Insight into the Impact of Marketing Activities on Sales Using Marketing Mix Modeling

The purpose of this research is to help HAVI Global Solutions’ client estimate the impact of historical marketing and pricing activities and then forecast the impact of future activities through the use of predictive statistical models. These models can provide the client with insight into where and how to apply marketing investment dollars more effectively. The marketing mix model developed for this research will do the following: Correctly identify the cannibalization effect of promotions across different products; Minimize data collinearity risks of independent variables (such as different types of promotions); Contain a model validation process that efficiently validates models related to large numbers of products, and Allow for scalability into more markets.

WEST: Novel Scalable Software for Materials by Design

Petascale computational resources have provided the opportunity to perform quantum simulations of materials properties of unprecedented size, yielding results that complement experimental observations and may lead to the discovery of new materials, designed using the basic principles of quantum mechanics. Density functional theory (DFT) is one of the main tools used in first principle simulations of materials, but several of the current approximations of exchange and correlation functionals do not provide the level of accuracy required for predictive calculations of electronic properties, such as photoemission and absorption spectra. Many-Body Perturbation Theory (MBPT) offers an improved level of accuracy, but it is more computationally demanding than DFT and often difficult to apply for realistic materials including disorder, defects, interfaces or nanostructured solids.
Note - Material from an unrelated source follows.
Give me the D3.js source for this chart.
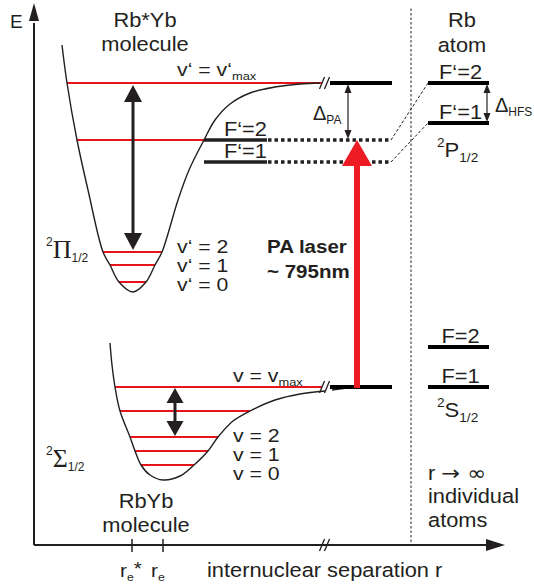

We describe the features of WEST, an open source massively parallel code to compute excited state properties of molecules and materials (www.west-code.org), which is scalable up to ~32k BG/Q nodes. We will discuss the electronic structure of systems relevant to solar energy conversion processes obtained with WEST, as well as the parallel performance of the code.

Beyond-DFT Electronic Structure: Spin-Orbit Coupling and Surface Defect Calculations

While density functional theory (DFT) is widely used, it gives large errors for several properties, such as semiconductor band gaps. The GW approximation to the Dyson equation is a very successful method which begins with a DFT calculation and computes corrections based on many-body theory. GW calculations have traditionally been extremely challenging to perform for large systems, but newly developed algorithms and a high performance code developed by some of the authors, WEST, greatly improve the efficiency of GW calculations. Here, we present extensions and applications of the WEST code. First, spin-orbit coupling is included in calculations, so that solids and nanoparticles containing heavy elements such as gold and lead can be calculated with much better accuracy. Second, we use WEST to refine the simulation of a dangling bond on a hydrogen-passivated silicon surface. This system shows promise for quantum information applications, and it is also an intermediate step toward the fabrication of complex atomic-scale silicon devices.